Visitors to the nation’s capital will soon have a new museum to consider for their list of attractions. The $500 million Museum of the Bible opens November 17, just south of the National Mall. The 430,000 square foot museum contains eight floors, and a wide range of exhibits. For example, visitors will find ancient manuscripts and other relics, a David & Goliath depiction, and displays on how the Bible has influenced culture, politics, art, and more.
The museum's stated mission is to help guests “engage with the history, narrative and impact” of the Bible, though some critics have questioned whether the mission is in fact that broad. They’ve also noted that the Hobby Lobby retail chain, headed by the museum’s founder Steve Green, agreed in July to pay a $3 million fine and forfeit thousands of cuneiform tablets and other items in the Green family collection of antiquities. Federal authorities said they were illegally imported from Iraq.
A well-known Charlottean is heading up the museum’s daily operations. Tony Zeiss, the former longtime president of Central Piedmont Community College, became the museum's executive director in January of this year. He spoke with WFAE's Mark Rumsey by phone from Washington.
Mark Rumsey: Back when museum backers first revealed the plans for this facility around 2010, I believe, the mission included some other language about inspiring confidence in the absolute authority and reliability of the Bible. Why the change to a softer tone?
Tony Zeiss: Well, keep in mind I only got here January the 3rd of this year so I wasn't involved in that. I don't know how that happened. I mean, I've read it. I read it in some of the critical articles that we get. But I can tell you, and assure you and your listeners, that this museum has been put together by over 100 scholars - international scholars - and they're of all stripes. Hebrew scholars, Catholic scholars, Protestant scholars, atheist scholars. And our whole goal was to make this a nonsectarian museum.
Now of course, the Greens are evangelicals, we all know that. And of course I have my own beliefs and other people have their own beliefs. But we don't try to put our beliefs on anyone else. We just want people to come in and get engaged with this amazing book that's had such an impact on civilization down through the generations.
Rumsey: And, Hobby Lobby president Steve Green is founder and chairman of the board for this new museum. Given the recent settlements of that federal probe into imported artifacts, is it likely that any of the items in the museum are also of suspect origins?

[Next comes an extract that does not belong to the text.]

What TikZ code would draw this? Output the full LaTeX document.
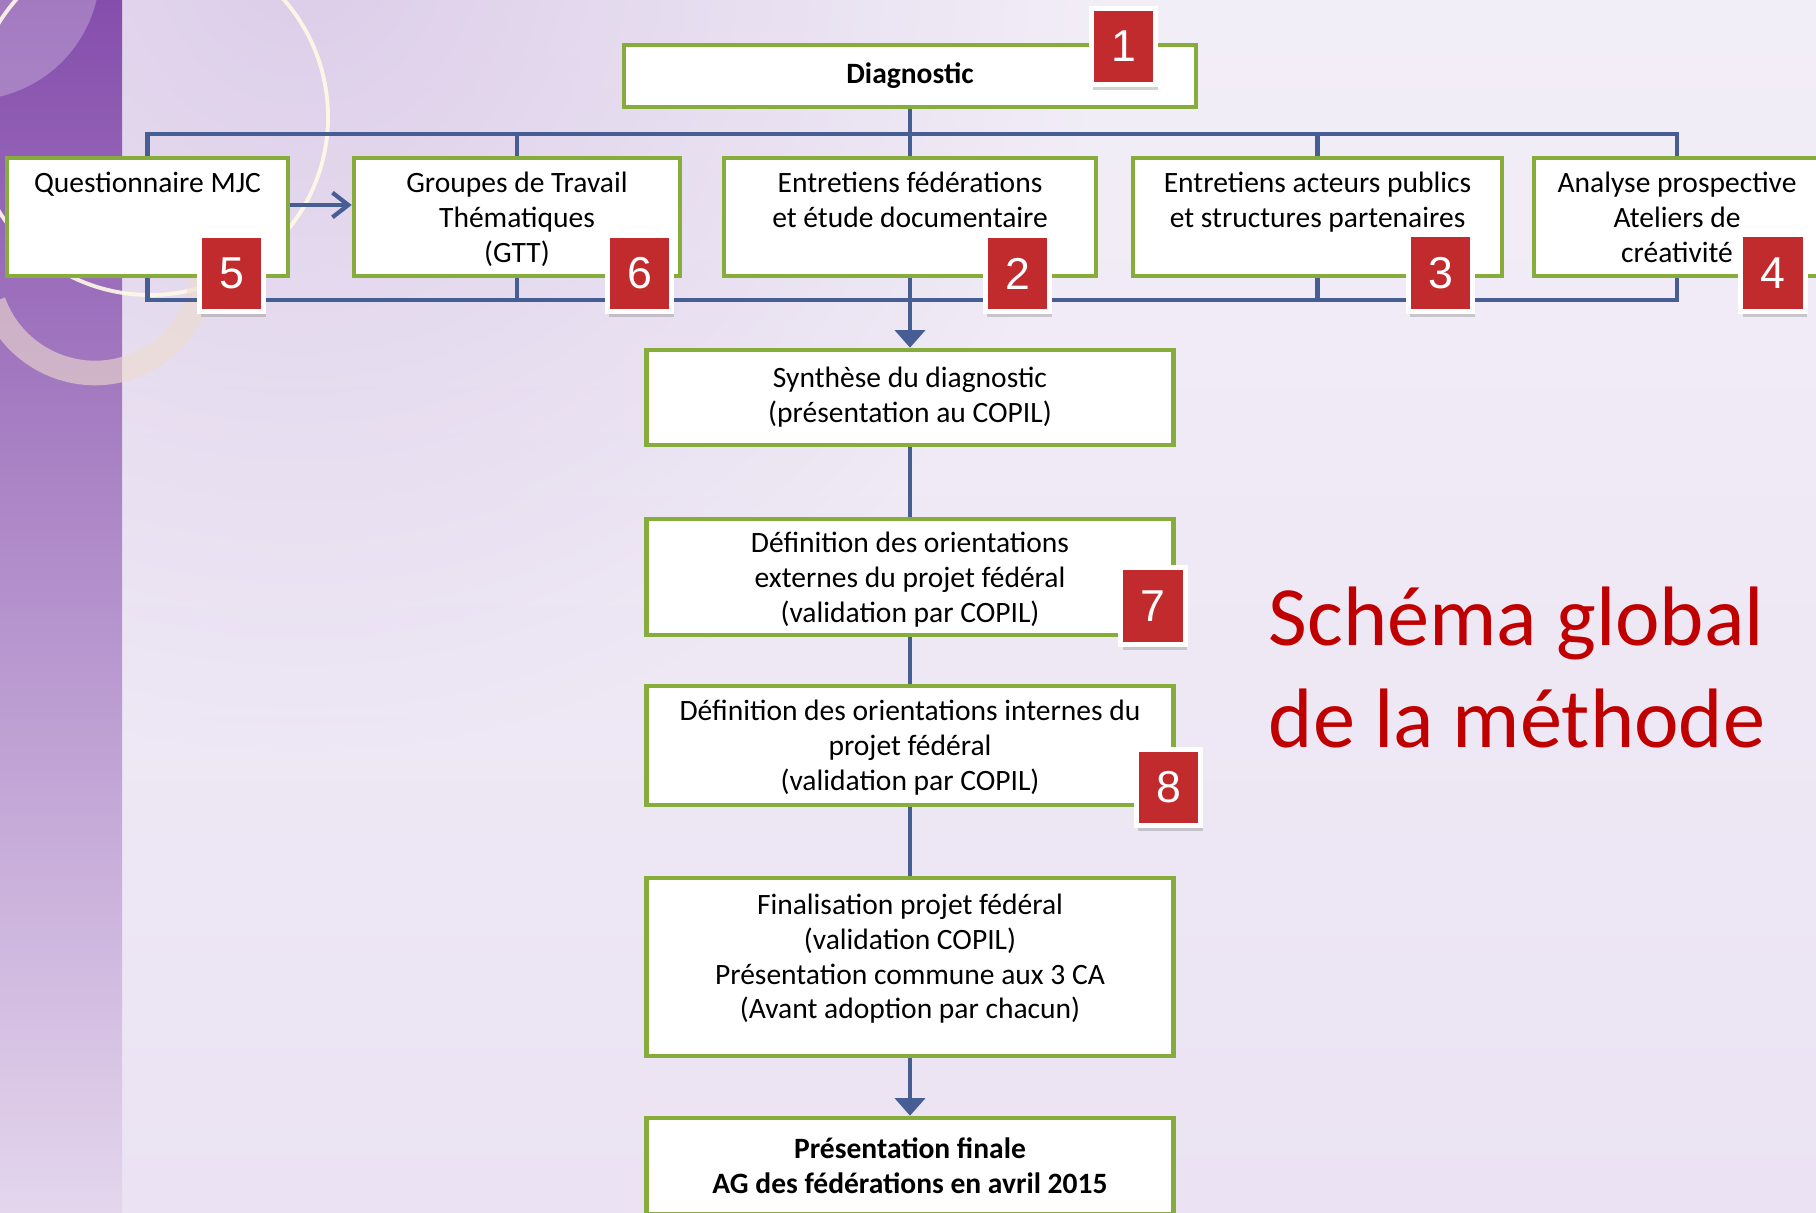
\documentclass[tikz,border=0pt]{standalone}
\usepackage{fontspec}
\setmainfont{Carlito}
\newfontfamily\chiffres{Liberation Sans}
\usepackage{tikz}
\usetikzlibrary{arrows.meta}
\usetikzlibrary{calc}
\usetikzlibrary{shadows,fadings}
\definecolor{vert}{RGB}{134,172,60}
\definecolor{bleu}{RGB}{71,94,148}
\definecolor{rougebadge}{RGB}{193,43,46}
\definecolor{rougetitre}{RGB}{192,0,0}
\definecolor{lavande}{RGB}{220,205,233}
\definecolor{fondhaut}{RGB}{242,238,247}
\definecolor{fondbas}{RGB}{235,227,243}
\definecolor{violethaut}{RGB}{133,78,172}
\definecolor{violetbas}{RGB}{228,214,237}
\definecolor{creme}{RGB}{255,250,230}
\definecolor{beige}{RGB}{238,220,206}
\tikzfading[name=halo, inner color=transparent!0, outer color=transparent!100]

\begin{document}
\begin{tikzpicture}[
        etape/.style={draw=vert, line width=1.3pt, fill=white, align=center, inner sep=0pt,
            font=\fontsize{8.4}{9.9}\selectfont},
        haut/.style={etape, text depth=0pt},
        badge/.style={draw=white, line width=1.3pt, fill=rougebadge, text=white, inner sep=0pt,
            minimum width=0.645cm, minimum height=0.765cm,
            font=\chiffres\fontsize{12.7}{14}\selectfont,
            drop shadow={shadow xshift=0.6pt, shadow yshift=-1.6pt, opacity=0.35}},
        lien/.style={draw=bleu, line width=1.2pt},
        fleche/.style={lien, -{Triangle[length=5pt,width=8.5pt]}},
        titre/.style={text=rougetitre, align=left, inner sep=0pt, font=\fontsize{24}{29}\selectfont}
    ]
            \useasboundingbox (0,0) rectangle (18.16,12.12);
            \clip (0,0) rectangle (18.16,12.12);

            % fond
            \shade[top color=fondhaut, middle color=white, bottom color=fondbas] (0,0) rectangle (18.16,12.12);
            \fill[lavande, path fading=halo] (3.0,12.6) circle (8);
            \shade[top color=violethaut, bottom color=violetbas] (0,0) rectangle (1.22,12.12);
            \fill[white, opacity=0.25] (-0.30,12.42) circle (1.30);
            \draw[creme, line width=1.1pt, opacity=0.9] (1.50,10.95) circle (1.78);
            \draw[beige, line width=7pt, opacity=0.6] (0.95,9.47) ++(200:1.08) arc (200:360:1.08);

            % etapes
            \draw (9.10,11.36) node[etape, minimum width=5.72cm, minimum height=0.62cm]  (diag) {\bfseries Diagnostic};
            \draw (1.475,9.95) node[haut, minimum width=2.81cm, minimum height=1.18cm]   (quest) {Questionnaire MJC\\\strut\\\strut};
            \draw (5.17,9.95) node[haut, minimum width=3.26cm, minimum height=1.18cm]    (gtt) {Groupes de Travail\\Thématiques\\(GTT)};
            \draw (9.10,9.95) node[haut, minimum width=3.72cm, minimum height=1.18cm]    (fed) {Entretiens fédérations\\et étude documentaire\\\strut};
            \draw (13.175,9.95) node[haut, minimum width=3.69cm, minimum height=1.18cm]  (act) {Entretiens acteurs publics\\et structures partenaires\\\strut};
            \draw (16.77,9.95) node[haut, minimum width=2.86cm, minimum height=1.18cm]   (ana) {Analyse prospective\\Ateliers de\\créativité};
            \draw (9.10,8.145) node[etape, minimum width=5.27cm, minimum height=0.95cm]  (synth) {Synthèse du diagnostic\\(présentation au COPIL)};
            \draw (9.10,6.35) node[haut, minimum width=5.27cm, minimum height=1.16cm]    (ext) {Définition des orientations\\externes du projet fédéral\\(validation par COPIL)};
            \draw (9.10,4.665) node[haut, minimum width=5.27cm, minimum height=1.19cm]   (int) {Définition des orientations internes du\\projet fédéral\\(validation par COPIL)};
            \draw (9.10,2.45) node[etape, text depth=6pt, minimum width=5.27cm, minimum height=1.78cm] (fin) {Finalisation projet fédéral\\(validation COPIL)\\Présentation commune aux 3 CA\\(Avant adoption par chacun)};
            \draw (9.10,0.46) node[etape, minimum width=5.27cm, minimum height=0.96cm]   (finale) {\bfseries Présentation finale\\\bfseries AG des fédérations en avril 2015};

            % liens
            \coordinate (bushaut) at (9.10,10.78);
            \coordinate (busbas) at (9.10,9.12);
            \draw[lien] (diag.south) -- (bushaut);
            \draw[lien] (quest.north) -- (quest.north |- bushaut) -- (ana.north |- bushaut) -- (ana.north);
            \draw[lien] (quest.south) -- (quest.south |- busbas) -- (ana.south |- busbas) -- (ana.south);
            \foreach \n in {gtt,fed,act} {
                \draw[lien] (\n.north) -- (\n.north |- bushaut);
                \draw[lien] (\n.south) -- (\n.south |- busbas);
            }
            \draw[lien, -{Straight Barb[length=4.5pt,width=7pt]}] ([yshift=0.12cm]quest.east) -- ([yshift=0.12cm]gtt.west);
            \draw[fleche] (busbas) -- (synth.north);
            \draw[lien] (synth.south) -- (ext.north);
            \draw[lien] (ext.south) -- (int.north);
            \draw[lien] (int.south) -- (fin.north);
            \draw[fleche] (fin.south) -- (finale.north);

            % numeros
            \draw (11.235,11.655) node[badge] (b1) {1};
            \draw (10.175,9.385) node[badge]  (b2) {2};
            \draw (14.405,9.39) node[badge]   (b3) {3};
            \draw (17.73,9.39) node[badge]    (b4) {4};
            \draw (2.315,9.385) node[badge]   (b5) {5};
            \draw (6.395,9.385) node[badge]   (b6) {6};
            \draw (11.53,6.06) node[badge]    (b7) {7};
            \draw (11.685,4.245) node[badge]  (b8) {8};

            \draw (12.68,4.65) node[titre, anchor=base west] (titre) {Schéma global\\de la méthode};

            \end{tikzpicture}
\end{document}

Zeiss: There are no antiquities that we have in our collection that were ever under, suspect, or under investigation. And to be doubly sure of that, we've hired the Cultural Heritage Group here in Washington D.C. to also look at our antiquities to make sure the provenance - that is the history of the article - is as clean as we can possibly get it. If anything is questionable, and we don't believe anything is, but if anything is it won't see the light of day in this museum.
Rumsey: Dr. Zeiss, after your retirement from CPCC, what attracted you to this position with the Museum of the Bible?

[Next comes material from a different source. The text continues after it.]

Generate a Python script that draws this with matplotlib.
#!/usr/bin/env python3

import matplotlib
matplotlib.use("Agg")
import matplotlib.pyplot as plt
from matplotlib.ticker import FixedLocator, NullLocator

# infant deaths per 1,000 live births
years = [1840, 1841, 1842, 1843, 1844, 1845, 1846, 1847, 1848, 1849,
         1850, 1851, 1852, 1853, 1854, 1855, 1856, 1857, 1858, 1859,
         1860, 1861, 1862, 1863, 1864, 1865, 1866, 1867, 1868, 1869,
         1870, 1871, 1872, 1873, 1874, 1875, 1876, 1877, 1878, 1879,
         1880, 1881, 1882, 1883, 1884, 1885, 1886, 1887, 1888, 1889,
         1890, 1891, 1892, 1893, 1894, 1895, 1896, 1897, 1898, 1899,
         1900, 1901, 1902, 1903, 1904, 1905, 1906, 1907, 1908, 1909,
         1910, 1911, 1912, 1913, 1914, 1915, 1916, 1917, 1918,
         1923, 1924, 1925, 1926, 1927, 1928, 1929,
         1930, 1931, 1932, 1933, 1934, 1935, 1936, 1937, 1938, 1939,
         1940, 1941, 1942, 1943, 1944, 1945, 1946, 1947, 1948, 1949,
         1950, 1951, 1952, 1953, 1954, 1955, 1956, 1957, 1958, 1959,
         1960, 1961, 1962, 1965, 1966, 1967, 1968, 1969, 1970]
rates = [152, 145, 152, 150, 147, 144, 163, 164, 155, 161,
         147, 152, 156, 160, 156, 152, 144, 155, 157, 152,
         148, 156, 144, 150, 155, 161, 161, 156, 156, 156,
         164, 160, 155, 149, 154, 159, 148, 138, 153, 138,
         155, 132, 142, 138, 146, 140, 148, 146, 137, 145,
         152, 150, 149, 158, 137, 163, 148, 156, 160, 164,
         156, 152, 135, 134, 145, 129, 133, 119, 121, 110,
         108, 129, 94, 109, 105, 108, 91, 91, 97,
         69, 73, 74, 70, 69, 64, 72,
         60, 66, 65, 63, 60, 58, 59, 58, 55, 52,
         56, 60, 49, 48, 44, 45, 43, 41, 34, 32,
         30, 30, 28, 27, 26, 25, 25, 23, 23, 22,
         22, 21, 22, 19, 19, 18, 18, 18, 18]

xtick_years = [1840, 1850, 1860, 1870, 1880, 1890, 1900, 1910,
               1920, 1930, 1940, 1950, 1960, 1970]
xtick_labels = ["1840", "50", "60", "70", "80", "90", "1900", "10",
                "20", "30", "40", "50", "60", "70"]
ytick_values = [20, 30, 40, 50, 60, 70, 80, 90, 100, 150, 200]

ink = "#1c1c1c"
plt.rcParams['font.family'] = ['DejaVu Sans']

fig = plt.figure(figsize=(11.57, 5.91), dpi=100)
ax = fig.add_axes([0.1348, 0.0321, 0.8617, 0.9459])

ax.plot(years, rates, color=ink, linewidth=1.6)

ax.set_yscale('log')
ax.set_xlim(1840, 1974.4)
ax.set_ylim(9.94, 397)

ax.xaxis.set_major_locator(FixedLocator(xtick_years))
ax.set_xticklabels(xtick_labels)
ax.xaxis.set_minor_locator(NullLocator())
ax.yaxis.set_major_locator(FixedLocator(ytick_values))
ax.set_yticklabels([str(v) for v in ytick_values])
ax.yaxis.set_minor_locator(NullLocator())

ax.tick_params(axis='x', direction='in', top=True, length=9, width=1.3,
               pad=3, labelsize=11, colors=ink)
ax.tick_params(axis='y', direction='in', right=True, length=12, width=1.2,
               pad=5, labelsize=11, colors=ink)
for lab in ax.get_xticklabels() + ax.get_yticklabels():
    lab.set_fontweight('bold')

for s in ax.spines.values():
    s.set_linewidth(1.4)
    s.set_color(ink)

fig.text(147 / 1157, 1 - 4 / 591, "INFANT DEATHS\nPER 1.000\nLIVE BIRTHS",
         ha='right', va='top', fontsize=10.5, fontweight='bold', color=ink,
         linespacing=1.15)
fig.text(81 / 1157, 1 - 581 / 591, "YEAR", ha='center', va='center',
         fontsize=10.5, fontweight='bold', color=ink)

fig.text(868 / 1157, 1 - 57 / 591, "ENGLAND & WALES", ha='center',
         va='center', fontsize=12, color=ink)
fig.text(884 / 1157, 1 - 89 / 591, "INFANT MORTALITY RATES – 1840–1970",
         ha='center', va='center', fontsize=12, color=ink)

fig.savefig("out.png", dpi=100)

Zeiss: I'm a believer - everybody knows that in Charlotte - and I prayed about it and said, 'Awhatever you want my wife and I to do next, let us know,' and he did. I mean, I got a phone call right away from a search consultant and I will tell you, it's the most exciting job that I think that I've ever had. I love Central Piedmont with all my heart and soul. But opening this museum - there's never been a world class museum to the Bible. So that's all very exciting to me.
Rumsey: And what do you personally hope that visitors will take away from spending time in the Museum of the Bible?

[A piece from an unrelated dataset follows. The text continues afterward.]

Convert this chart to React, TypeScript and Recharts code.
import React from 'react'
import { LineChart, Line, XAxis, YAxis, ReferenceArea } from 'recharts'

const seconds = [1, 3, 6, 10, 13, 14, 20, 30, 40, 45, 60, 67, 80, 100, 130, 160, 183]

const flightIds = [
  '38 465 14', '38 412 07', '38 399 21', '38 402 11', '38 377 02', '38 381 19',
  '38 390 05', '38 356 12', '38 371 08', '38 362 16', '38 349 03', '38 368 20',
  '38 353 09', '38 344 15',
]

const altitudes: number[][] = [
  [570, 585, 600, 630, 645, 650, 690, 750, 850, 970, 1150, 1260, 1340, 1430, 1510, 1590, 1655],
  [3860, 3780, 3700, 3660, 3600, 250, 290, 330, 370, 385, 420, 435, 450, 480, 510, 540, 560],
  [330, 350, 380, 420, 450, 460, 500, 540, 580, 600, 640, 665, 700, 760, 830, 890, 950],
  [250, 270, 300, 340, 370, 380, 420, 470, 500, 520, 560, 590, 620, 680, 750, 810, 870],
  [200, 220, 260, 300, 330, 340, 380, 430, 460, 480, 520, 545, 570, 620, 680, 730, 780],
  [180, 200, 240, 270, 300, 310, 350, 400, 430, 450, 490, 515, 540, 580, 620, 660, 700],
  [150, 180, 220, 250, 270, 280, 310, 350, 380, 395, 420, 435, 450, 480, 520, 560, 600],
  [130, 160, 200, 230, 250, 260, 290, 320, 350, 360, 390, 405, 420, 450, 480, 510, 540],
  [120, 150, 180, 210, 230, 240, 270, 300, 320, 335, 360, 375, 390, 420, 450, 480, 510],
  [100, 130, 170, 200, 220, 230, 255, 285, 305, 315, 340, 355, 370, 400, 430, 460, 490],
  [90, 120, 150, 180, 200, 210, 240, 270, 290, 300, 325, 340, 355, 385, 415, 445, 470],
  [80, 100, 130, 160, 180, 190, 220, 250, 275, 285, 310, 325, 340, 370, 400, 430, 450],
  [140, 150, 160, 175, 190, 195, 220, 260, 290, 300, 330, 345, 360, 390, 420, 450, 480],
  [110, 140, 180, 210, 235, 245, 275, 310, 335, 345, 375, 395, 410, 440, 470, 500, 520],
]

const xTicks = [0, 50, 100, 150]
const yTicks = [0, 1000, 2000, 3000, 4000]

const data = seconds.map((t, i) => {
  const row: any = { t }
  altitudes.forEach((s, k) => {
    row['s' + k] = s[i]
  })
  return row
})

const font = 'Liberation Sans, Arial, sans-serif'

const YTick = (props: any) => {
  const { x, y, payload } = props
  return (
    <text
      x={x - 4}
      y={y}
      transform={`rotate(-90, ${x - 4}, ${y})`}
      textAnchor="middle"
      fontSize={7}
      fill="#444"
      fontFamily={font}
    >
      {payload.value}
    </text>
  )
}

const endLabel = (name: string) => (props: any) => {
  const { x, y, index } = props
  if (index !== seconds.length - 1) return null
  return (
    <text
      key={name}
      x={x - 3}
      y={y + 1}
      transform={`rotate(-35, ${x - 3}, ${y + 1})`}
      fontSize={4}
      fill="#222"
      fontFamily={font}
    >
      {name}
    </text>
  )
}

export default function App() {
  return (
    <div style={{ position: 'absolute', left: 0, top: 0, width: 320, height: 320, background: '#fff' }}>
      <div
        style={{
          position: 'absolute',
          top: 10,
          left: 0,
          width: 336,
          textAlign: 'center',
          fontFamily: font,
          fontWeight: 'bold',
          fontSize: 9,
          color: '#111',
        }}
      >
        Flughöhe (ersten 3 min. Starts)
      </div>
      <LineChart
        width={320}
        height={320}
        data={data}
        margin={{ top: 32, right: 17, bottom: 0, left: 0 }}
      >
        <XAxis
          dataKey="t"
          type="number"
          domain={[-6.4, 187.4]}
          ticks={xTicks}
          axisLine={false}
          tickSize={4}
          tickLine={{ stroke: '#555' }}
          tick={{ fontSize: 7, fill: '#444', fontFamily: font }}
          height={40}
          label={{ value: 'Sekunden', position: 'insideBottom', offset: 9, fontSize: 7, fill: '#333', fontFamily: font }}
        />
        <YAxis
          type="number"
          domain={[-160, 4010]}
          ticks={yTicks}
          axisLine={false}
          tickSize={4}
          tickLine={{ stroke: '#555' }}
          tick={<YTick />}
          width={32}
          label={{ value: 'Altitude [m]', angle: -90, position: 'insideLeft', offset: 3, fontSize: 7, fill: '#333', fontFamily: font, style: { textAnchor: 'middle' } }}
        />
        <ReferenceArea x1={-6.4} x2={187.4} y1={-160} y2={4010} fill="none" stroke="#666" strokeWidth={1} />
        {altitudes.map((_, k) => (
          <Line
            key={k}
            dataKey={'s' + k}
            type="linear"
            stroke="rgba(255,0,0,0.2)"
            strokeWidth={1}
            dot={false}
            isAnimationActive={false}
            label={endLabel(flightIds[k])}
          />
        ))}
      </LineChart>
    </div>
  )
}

Zeiss: Two things. One, we want them to leave saying 'that was the most extraordinary museum experience I've ever had.' And then hopefully they'll say,, you know maybe I should take another look at this amazing book called the Bible. It's still the all-time best seller of all books. It's also, my wife's a librarian, and she says it's also the most stolen book in the libraries. But we figure, you know, probably whoever stole them needed them.